Die Einführung eines Tempolimits auf Autobahnen wird in Deutschland schon lange kontrovers diskutiert. Mit dem russischen Angriffskrieg in der Ukraine nimmt das Thema wieder Fahrt auf. Durch eine geringere Geschwindigkeit sollen Fahrzeuge weniger Kraftstoff und damit weniger importiertes Öl aus Russland verbrauchen. Was bringt ein Tempolimit auf deutschen Autobahnen?
Behauptung: Ein Tempolimit auf der Autobahn macht Deutschland weniger abhängig von russischen Öl-Importen.
Bewertung: Das stimmt, der Kraftstoffgesamtverbrauch von Autos sinkt jedoch nur um etwa 1,5 bis 4 Prozent.
Fakten: Deutschland hat im Jahr 2021 etwa 81 Millionen Tonnen Rohöl importiert. Davon kamen 35 Prozent aus Russland, also gut 28 Millionen Tonnen. Aus einem Liter Rohöl werden im Durchschnitt in deutschen Raffinerien nach Expertenangaben etwa 0,2 bis 0,35 Liter Sprit hergestellt, je nachdem, ob es sich um Benzin oder Diesel handelt. Bis Ende 2022 will Deutschland in diesem Bereich nahezu unabhängig von Russland sein.
Land der unbegrenzten Geschwindigkeit
Alleine Autos haben in Deutschland im Jahr 2020 nach vorläufigen Angaben des Bundesverkehrsministeriums 23,82 Milliarden Liter Benzin und 18,3 Milliarden Liter Diesel verbraucht. Der Verkehrsbereich bietet also große Einsparpotenziale beim Ölverbrauch.

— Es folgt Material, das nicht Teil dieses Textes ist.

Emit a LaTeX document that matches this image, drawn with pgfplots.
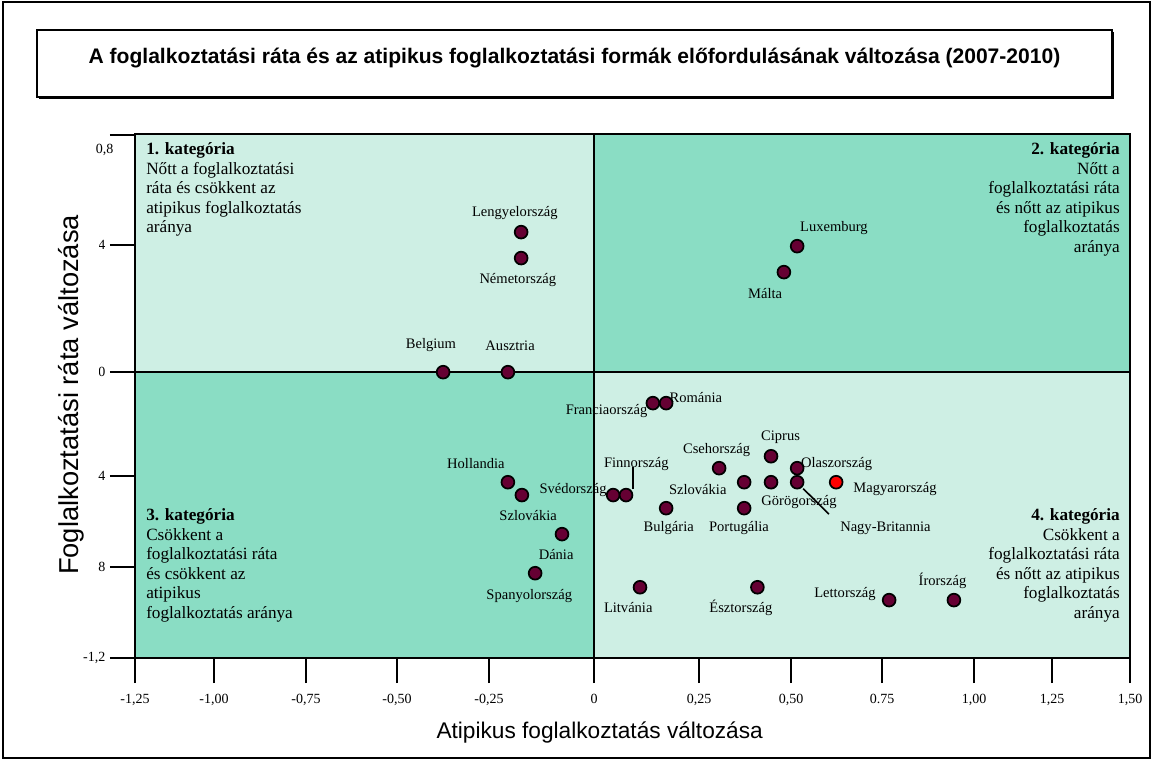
\documentclass[border=0pt]{standalone}
\usepackage{pgfplots}
\usepackage{pgfplotstable}
\pgfplotsset{compat=1.18}
\usepackage{fontspec}
\setmainfont{Liberation Serif}
\newfontfamily\arial{Liberation Sans}
\definecolor{dot}{RGB}{102,0,51}
\definecolor{qdark}{RGB}{138,221,196}
\definecolor{qlight}{RGB}{206,239,228}

\pgfplotstableread{
x y
-0.198 0.588
-0.198 0.479
-0.410 0.000
-0.234 0.000
0.552 0.529
0.516 0.420
0.160 -0.130
0.196 -0.130
0.340 -0.403
0.481 -0.353
0.552 -0.403
0.408 -0.462
0.481 -0.462
0.552 -0.462
0.052 -0.516
0.087 -0.516
0.196 -0.571
0.408 -0.571
0.125 -0.903
0.444 -0.903
0.802 -0.957
0.978 -0.957
-0.234 -0.462
-0.196 -0.516
-0.087 -0.680
-0.160 -0.844
}\countries
\pgfplotstableread{
x y
0.658 -0.462
}\hungary

\begin{document}
\begin{tikzpicture}
\useasboundingbox (0pt,0pt) rectangle (864pt,570pt);
\fill[white] (0pt,0pt) rectangle (864pt,570pt);
\draw[line width=1.5pt] (1.875pt,1.875pt) rectangle (862.125pt,568.125pt);
\fill[black] (29.5pt,495.5pt) rectangle (835.75pt,545.75pt);
\draw[line width=1.1pt, fill=white] (27.75pt,497.25pt) rectangle (834pt,547.5pt);
\node[font=\arial\bfseries\fontsize{15.8}{18}\selectfont] at (430.875pt,526.5pt)
 {A foglalkoztatási ráta és az atipikus foglalkoztatási formák előfordulásának változása (2007-2010)};

\begin{axis}[
  at={(101.25pt,76.5pt)}, anchor=south west,
  scale only axis, width=746.25pt, height=393pt,
  xmin=-1.2473, xmax=1.4565, ymin=-1.2, ymax=1.0,
  axis on top, clip=false,
  axis line style={line width=1.8pt},
  every tick/.style={black, line width=1.5pt},
  tick align=outside, major tick length=18.75pt, tick pos=left,
  xtick={-1.2473,-1.0326,-0.7826,-0.5353,-0.2853,0,0.2853,0.5353,0.7826,1.0326,1.2446,1.4565},
  xticklabels={{-1,25},{-1,00},{-0,75},{-0,50},{-0,25},{0},{0,25},{0,50},{0.75},{1,00},{1,25},{1,50}},
  ytick={0.533,0,-0.4366,-0.8186,-1.2},
  yticklabels={{4},{0},{4},{8},{-1,2}},
  extra y ticks={0.995},
  extra y tick labels={{0{,}8}},
  extra y tick style={yticklabel style={yshift=-11pt, xshift=6pt}},
  ticklabel style={font=\fontsize{10.5}{12}\selectfont},
  xticklabel style={yshift=-5pt},
  xlabel={Atipikus foglalkoztatás változása},
  xlabel style={font=\arial\fontsize{17}{20}\selectfont, at={(axis description cs:0.467,-0.143)}, anchor=center},
  ylabel={Foglalkoztatási ráta változása},
  ylabel style={font=\arial\fontsize{20.5}{24}\selectfont, at={(axis description cs:-0.0643,0.502)}, anchor=center},
]
\fill[qlight] (axis cs:-1.2473,0) rectangle (axis cs:0,1.0);
\fill[qdark] (axis cs:0,0) rectangle (axis cs:1.4565,1.0);
\fill[qdark] (axis cs:-1.2473,-1.2) rectangle (axis cs:0,0);
\fill[qlight] (axis cs:0,-1.2) rectangle (axis cs:1.4565,0);
\draw[line width=1.8pt] (axis cs:0,-1.2) -- (axis cs:0,1.0);
\draw[line width=1.8pt] (axis cs:-1.2473,0) -- (axis cs:1.4565,0);
\draw[line width=1.2pt] (axis cs:0.1057,-0.398) -- (axis cs:0.1057,-0.489);
\draw[line width=1.2pt] (axis cs:0.5685,-0.489) -- (axis cs:0.6383,-0.596);

\addplot[only marks, mark=*, mark size=4.8pt, mark options={fill=dot, draw=black, line width=1.3pt}] table[x=x,y=y] {\countries};
\addplot[only marks, mark=*, mark size=4.8pt, mark options={fill=red, draw=black, line width=1.3pt}] table[x=x,y=y] {\hungary};

\begin{scope}[every node/.style={font=\fontsize{10.9}{12}\selectfont, inner sep=0pt}]
\node at (axis cs:-0.215,0.668) {Lengyelország};
\node at (axis cs:-0.207,0.386) {Németország};
\node at (axis cs:-0.443,0.113) {Belgium};
\node at (axis cs:-0.228,0.113) {Ausztria};
\node at (axis cs:0.652,0.605) {Luxemburg};
\node at (axis cs:0.465,0.332) {Málta};
\node at (axis cs:0.034,-0.164) {Franciaország};
\node at (axis cs:0.277,-0.108) {Románia};
\node at (axis cs:0.507,-0.272) {Ciprus};
\node at (axis cs:0.333,-0.325) {Csehország};
\node at (axis cs:0.115,-0.385) {Finnország};
\node at (axis cs:0.659,-0.385) {Olaszország};
\node at (axis cs:0.282,-0.492) {Szlovákia};
\node at (axis cs:0.818,-0.492) {Magyarország};
\node at (axis cs:0.557,-0.547) {Görögország};
\node at (axis cs:0.792,-0.656) {Nagy-Britannia};
\node at (axis cs:0.203,-0.656) {Bulgária};
\node at (axis cs:0.394,-0.656) {Portugália};
\node at (axis cs:0.947,-0.876) {Írország};
\node at (axis cs:0.682,-0.933) {Lettország};
\node at (axis cs:0.093,-0.988) {Litvánia};
\node at (axis cs:0.399,-0.988) {Észtország};
\node at (axis cs:-0.057,-0.495) {Svédország};
\node at (axis cs:-0.321,-0.385) {Hollandia};
\node at (axis cs:-0.179,-0.602) {Szlovákia};
\node at (axis cs:-0.103,-0.765) {Dánia};
\node at (axis cs:-0.176,-0.940) {Spanyolország};
\end{scope}

\begin{scope}[every node/.style={font=\fontsize{12.9}{14.7}\selectfont, inner sep=0pt}]
\node[anchor=north west, align=left] at (axis cs:-1.2174,0.9656)
 {\textbf{1. kategória}\\Nőtt a foglalkoztatási\\ráta és csökkent az\\atipikus foglalkoztatás\\aránya};
\node[anchor=north east, align=right] at (axis cs:1.4293,0.9656)
 {\textbf{2. kategória}\\Nőtt a\\foglalkoztatási ráta\\és nőtt az atipikus\\foglalkoztatás\\aránya};
\node[anchor=north west, align=left] at (axis cs:-1.2174,-0.571)
 {\textbf{3. kategória}\\Csökkent a\\foglalkoztatási ráta\\és csökkent az\\atipikus\\foglalkoztatás aránya};
\node[anchor=north east, align=right] at (axis cs:1.4293,-0.571)
 {\textbf{4. kategória}\\Csökkent a\\foglalkoztatási ráta\\és nőtt az atipikus\\foglalkoztatás\\aránya};
\end{scope}
\end{axis}
\fill[white] (63.75pt,378.75pt) rectangle (74.5pt,393.75pt);
\fill[white] (63.75pt,283.5pt) rectangle (74.5pt,298.5pt);
\end{tikzpicture}
\end{document}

Oft ist von einem Tempolimit auf Deutschlands Autobahnen die Rede, die insgesamt etwa 13.000 Kilometer lang sind. Nach Angaben der Bundesanstalt für Straßenwesen (BASt) liegt der Anteil von Strecken ohne Geschwindigkeitsbegrenzung am gesamten Autobahnnetz bei 70 Prozent. Das heißt: Auf gut 9000 Autobahnkilometern gibt es keine Geschwindigkeitsbegrenzung.
Allgemein gilt: Je schneller ein Fahrzeug unterwegs ist, desto mehr Sprit fließt durch den Motor. Ein Grund ist der Luft- und Roll-Widerstand, der sich mit zunehmender Geschwindigkeit erhöht. Das heißt im Umkehrschluss: Je eingreifender ein Tempolimit umgesetzt wird, desto weniger hoch sind Kraftstoffverbrauch und Umweltbelastung.
CO2-Ausstoß und Kraftstoffverbrauch
Wer Sprit verbraucht, schädigt dabei immer mit Kohlendioxid (CO2) aus dem Auspuff die Umwelt - und beide Mengen helfen bei der Berechnung der Einsparung. Die Helmholtz-Gemeinschaft Deutscher Forschungszentren erklärt dazu: "Wenn ein Fahrzeug einen Liter Benzin verbraucht, stößt es etwa 2,37 Kilogramm CO2 aus. Wurde Diesel getankt, sind es 2,65 Kilogramm CO2."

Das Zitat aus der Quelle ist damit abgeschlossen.